2. Sequential vs. Offline Update Benchmark
bench_update_vs_offline_search.py compares two end-to-end strategies on the
same dataset:
-
Scenario A – Sequential Update
- Start an embedding server.
- Sequentially call
index.add(); each call fetches embeddings via ZMQ and mutates the HNSW graph. - After all inserts, run a search on the updated graph.
- Metrics recorded: update time (
add_total_s), post-update search time (search_time_s), combined total (total_time_s), and per-passage latency.
-
Scenario B – Offline Embedding + Concurrent Search
- Stop Scenario A’s server and start a fresh embedding server.
- Spawn two threads: one generates embeddings for the new passages offline (graph unchanged); the other computes the query embedding and searches the existing graph.
- Merge offline similarities with the graph search results to emulate late fusion, then report the merged top‑k preview.
- Metrics recorded: embedding time (
emb_time_s), search time (search_time_s), concurrent makespan (makespan_s), and scenario total.
Run (both scenarios):
uv run -m benchmarks.update.bench_update_vs_offline_search \
--index-path .leann/bench/offline_vs_update.leann \
--max-initial 300 \
--num-updates 1
You can pass --only A or --only B to run a single scenario. The script will
print timing summaries to stdout and append the results to CSV.
Output:
benchmarks/update/offline_vs_update.csv– per-scenario timing statistics for Scenario A and B.- Console output includes Scenario B’s merged top‑k preview for quick sanity checks.
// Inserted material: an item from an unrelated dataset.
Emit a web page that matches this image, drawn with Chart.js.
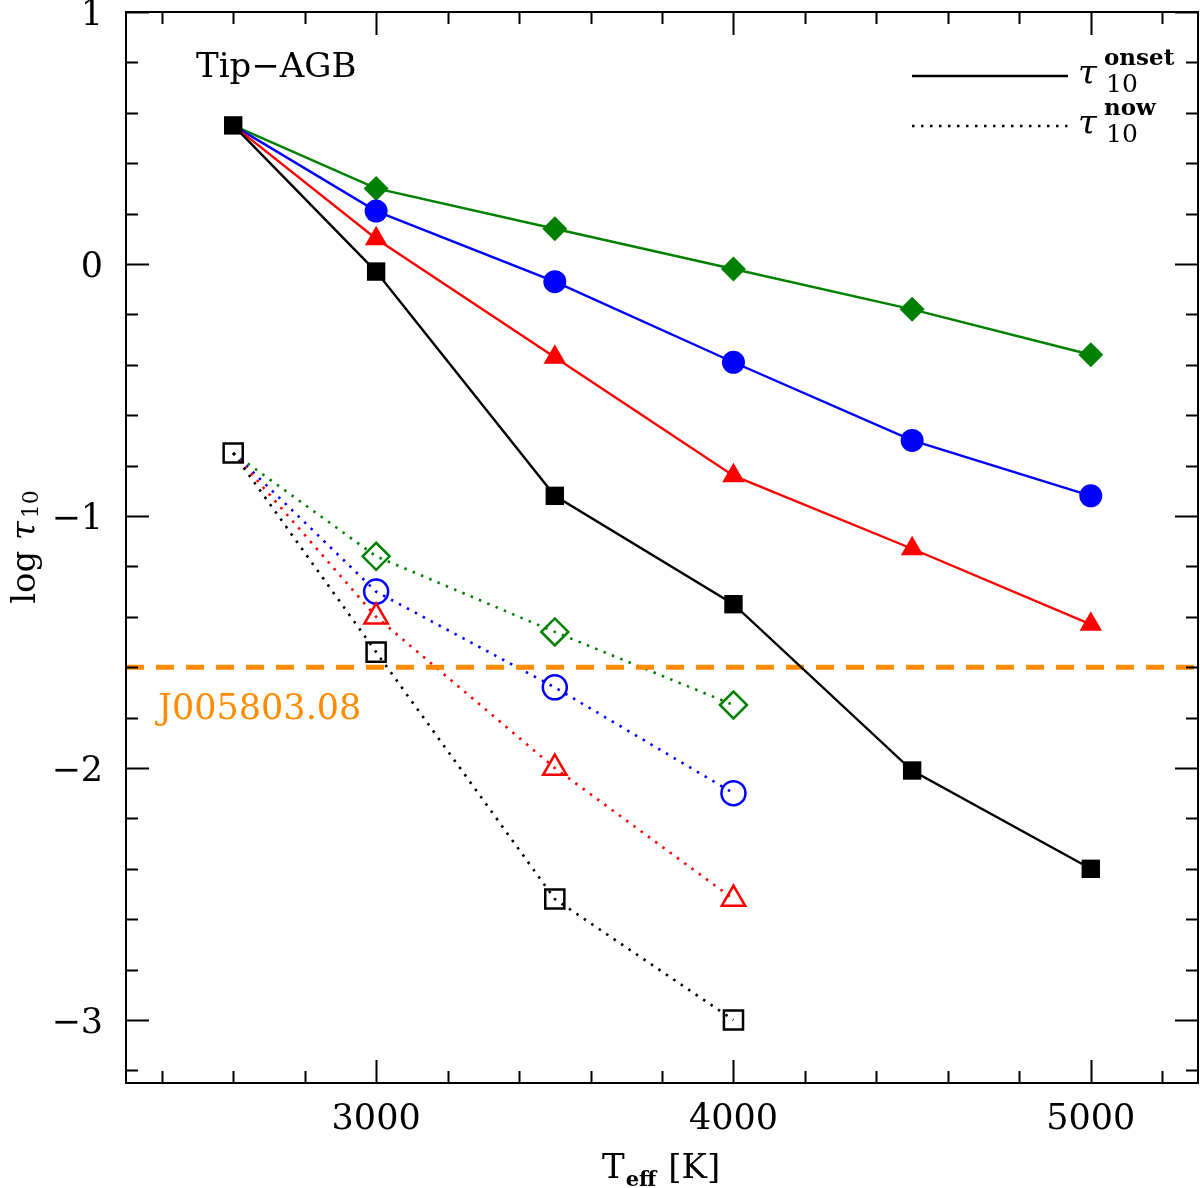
<!DOCTYPE html>
<html>
<head>
<meta charset="utf-8">
<script src="https://cdn.jsdelivr.net/npm/chart.js@4.4.1/dist/chart.umd.min.js"></script>
<style>
html,body{margin:0;padding:0;background:#fff;}
#wrap{width:1200px;height:1188px;}
</style>
</head>
<body>
<div id="wrap"><canvas id="c" width="1200" height="1188"></canvas></div>
<script>
// ---- data ----
const tempOnset = [2600, 3000, 3500, 4000, 4500, 5000];
const onsetBlack = [0.55, -0.03, -0.92, -1.35, -2.01, -2.40];
const onsetRed   = [0.55, 0.10, -0.37, -0.84, -1.13, -1.43];
const onsetBlue  = [0.55, 0.21, -0.07, -0.39, -0.70, -0.92];
const onsetGreen = [0.55, 0.30, 0.14, -0.02, -0.18, -0.36];

const tempNow = [2600, 3000, 3500, 4000];
const nowBlack = [-0.75, -1.54, -2.52, -3.00];
const nowRed   = [-0.75, -1.40, -2.00, -2.52];
const nowBlue  = [-0.75, -1.30, -1.68, -2.10];
const nowGreen = [-0.75, -1.16, -1.46, -1.75];

const targetName = 'J005803.08';
const targetLogTau = -1.6;
const targetRange = [2300, 5300];

const xMajorTicks = [3000, 4000, 5000];
const yMajorTicks = [-3, -2, -1, 0, 1];
const xLimits = [2300, 5300];
const yLimits = [-3.25, 1];
const panelLabel = 'Tip\u2212AGB';

// ---- helpers ----
const FONT = '"DejaVu Serif", serif';
function pts(xs, ys) { return xs.map((x, i) => ({x: x, y: ys[i]})); }
function radii(n, r, skipFirst) { return Array.from({length: n}, (_, i) => (skipFirst && i === 0) ? 0 : r); }
const DOT = [2.5, 6.5];

function onsetSet(ys, color, style, r, skipFirst, order) {
  return {
    data: pts(tempOnset, ys), showLine: true, borderColor: color, borderWidth: 2.4,
    pointStyle: style, pointRadius: radii(ys.length, r, skipFirst),
    pointBackgroundColor: color, pointBorderColor: color, pointBorderWidth: 0,
    pointHoverRadius: 0, order: order
  };
}
function nowSet(ys, color, style, r, skipFirst, order) {
  return {
    data: pts(tempNow, ys), showLine: true, borderColor: color, borderWidth: 2.6,
    borderDash: DOT, borderCapStyle: 'butt',
    pointStyle: style, pointRadius: radii(ys.length, r, skipFirst),
    pointBackgroundColor: 'rgba(0,0,0,0)', pointBorderColor: color, pointBorderWidth: 2.5,
    pointHoverRadius: 0, order: order
  };
}
const GREEN = '#008000', BLUE = '#0000ff', RED = '#ff0000', BLACK = '#000000', ORANGE = '#ff8c00';

const datasets = [
  onsetSet(onsetBlack, BLACK, 'rect', 13, false, 0),
  onsetSet(onsetRed, RED, 'triangle', 13, true, 1),
  onsetSet(onsetBlue, BLUE, 'circle', 11.5, true, 2),
  onsetSet(onsetGreen, GREEN, 'rectRot', 12.5, true, 3),
  {
    data: pts(targetRange, [targetLogTau, targetLogTau]), showLine: true,
    borderColor: ORANGE, borderWidth: 5, borderDash: [18, 12], borderCapStyle: 'butt',
    pointRadius: 0, pointHoverRadius: 0, order: 4
  },
  nowSet(nowBlack, BLACK, 'rect', 13.5, false, 5),
  nowSet(nowRed, RED, 'triangle', 13.5, true, 6),
  nowSet(nowBlue, BLUE, 'circle', 12, true, 7),
  nowSet(nowGreen, GREEN, 'rectRot', 13.5, true, 8)
];

function fmt(v) { return v < 0 ? '\u2212' + Math.abs(v) : String(v); }

const decor = {
  id: 'decor',
  afterDraw(chart) {
    const ctx = chart.ctx, a = chart.chartArea;
    const xs = chart.scales.x, ys = chart.scales.y;
    ctx.save();
    ctx.strokeStyle = '#000'; ctx.lineWidth = 2; ctx.setLineDash([]);
    ctx.strokeRect(a.left, a.top, a.right - a.left, a.bottom - a.top);
    const MAJ = 23, MIN = 12;
    ctx.beginPath();
    // x ticks every 200, major every 1000
    for (let v = 2400; v <= 5200; v += 200) {
      const px = Math.round(xs.getPixelForValue(v)) + 0.5;
      const L = (v % 1000 === 0) ? MAJ : MIN;
      ctx.moveTo(px, a.bottom); ctx.lineTo(px, a.bottom - L);
      ctx.moveTo(px, a.top); ctx.lineTo(px, a.top + L);
    }
    // y ticks every 0.2, major every 1
    for (let k = -16; k <= 5; k++) {
      const v = k / 5;
      if (v < yLimits[0] || v > yLimits[1]) continue;
      const py = Math.round(ys.getPixelForValue(v)) + 0.5;
      const L = (k % 5 === 0) ? MAJ : MIN;
      ctx.moveTo(a.left, py); ctx.lineTo(a.left + L, py);
      ctx.moveTo(a.right, py); ctx.lineTo(a.right - L, py);
    }
    ctx.stroke();

    // tick labels
    ctx.fillStyle = '#000';
    ctx.font = '35px ' + FONT;
    ctx.textBaseline = 'alphabetic';
    ctx.textAlign = 'center';
    xMajorTicks.forEach(v => ctx.fillText(String(v), xs.getPixelForValue(v), 1129));
    ctx.textAlign = 'right';
    yMajorTicks.forEach(v => ctx.fillText(fmt(v), 103, ys.getPixelForValue(v) + 13));

    // x title: T_eff [K]
    ctx.textAlign = 'left';
    let x = 602;
    ctx.font = '34px ' + FONT;
    ctx.fillText('T', x, 1178); x += ctx.measureText('T').width + 1;
    ctx.font = 'bold 21px ' + FONT;
    ctx.fillText('eff', x, 1186); x += ctx.measureText('eff').width + 12;
    ctx.font = '34px ' + FONT;
    ctx.fillText('[K]', x, 1178);

    // y title: log tau_10 (rotated)
    ctx.save();
    ctx.translate(35, 547);
    ctx.rotate(-Math.PI / 2);
    ctx.font = '34px ' + FONT;
    const w1 = ctx.measureText('log ').width;
    ctx.font = 'italic 34px ' + FONT;
    const w2 = ctx.measureText('\u03c4').width;
    ctx.font = '22px ' + FONT;
    const w3 = ctx.measureText('10').width;
    let sx = -(w1 + w2 + 3 + w3) / 2;
    ctx.font = '34px ' + FONT; ctx.fillText('log ', sx, 0); sx += w1;
    ctx.font = 'italic 34px ' + FONT; ctx.fillText('\u03c4', sx, 0); sx += w2 + 3;
    ctx.font = '22px ' + FONT; ctx.fillText('10', sx, 3);
    ctx.restore();

    // panel label
    ctx.font = '34px ' + FONT;
    ctx.fillText(panelLabel, 196, 77);

    // target label
    ctx.fillStyle = ORANGE;
    ctx.font = '35px ' + FONT;
    ctx.fillText(targetName, 158, 719);

    // legend
    ctx.fillStyle = '#000';
    ctx.strokeStyle = '#000';
    ctx.lineWidth = 2.4; ctx.setLineDash([]);
    ctx.beginPath(); ctx.moveTo(912, 76); ctx.lineTo(1068, 76); ctx.stroke();
    ctx.lineWidth = 2.6; ctx.setLineDash(DOT);
    ctx.beginPath(); ctx.moveTo(912, 126); ctx.lineTo(1068, 126); ctx.stroke();
    ctx.setLineDash([]);
    const legendEntries = [['onset', 84], ['now', 134]];
    legendEntries.forEach(([sup, base]) => {
      ctx.font = 'italic 34px ' + FONT;
      ctx.fillText('\u03c4', 1078, base);
      ctx.font = 'bold 23px ' + FONT;
      ctx.fillText(sup, 1104, base - 19);
      ctx.font = '25px ' + FONT;
      ctx.fillText('10', 1106, base + 8);
    });
    ctx.restore();
  }
};

new Chart(document.getElementById('c'), {
  type: 'scatter',
  data: { datasets: datasets },
  options: {
    responsive: false,
    devicePixelRatio: 1,
    animation: false,
    events: [],
    layout: { autoPadding: false, padding: { top: 12, right: 2, left: 0, bottom: 0 } },
    plugins: { legend: { display: false }, tooltip: { enabled: false } },
    scales: {
      x: {
        type: 'linear', min: xLimits[0], max: xLimits[1],
        grid: { display: false }, border: { display: false },
        ticks: { display: false },
        afterFit(s) { s.height = 105; }
      },
      y: {
        type: 'linear', min: yLimits[0], max: yLimits[1],
        grid: { display: false }, border: { display: false },
        ticks: { display: false },
        afterFit(s) { s.width = 126; }
      }
    }
  },
  plugins: [decor]
});
</script>
</body>
</html>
The sample results committed here come from runs on an RTX 4090-equipped machine; expect variations if you benchmark on different GPUs.
3. Visualisation
plot_bench_results.py combines the RNG benchmark and the update strategy
benchmark into a single two-panel plot.
Run:
uv run -m benchmarks.update.plot_bench_results \
--csv benchmarks/update/bench_results.csv \
--csv-right benchmarks/update/offline_vs_update.csv \
--out benchmarks/update/bench_latency_from_csv.png
Options:
--broken-y– Enable a broken Y-axis (default: true when appropriate).--csv– RNG benchmark results CSV (left panel).--csv-right– Update strategy results CSV (right panel).--out– Output image path (PNG/PDF supported).
Output:
benchmarks/update/bench_latency_from_csv.png– visual comparison of the two suites.benchmarks/update/bench_latency_from_csv.pdf– PDF version, suitable for slides/papers.
Parameters & Environment
Common CLI Flags
--max-initial– Number of initial passages used to seed the index.--max-updates/--num-updates– Number of passages to treat as updates.--index-path– Base path (without extension) where the LEANN index is stored.--runs– Number of repetitions (RNG benchmark only).
Environment Variables
LEANN_HNSW_LOG_PATH– File to receive embedding-server logs (optional).LEANN_LOG_LEVEL– Logging verbosity (DEBUG/INFO/WARNING/ERROR).CUDA_VISIBLE_DEVICES– Set to empty string if you want to force CPU execution of the embedding model.
With these scripts you can easily replicate LEANN’s update benchmarks, compare multiple RNG strategies, and evaluate whether sequential updates or offline fusion better match your latency/accuracy trade-offs.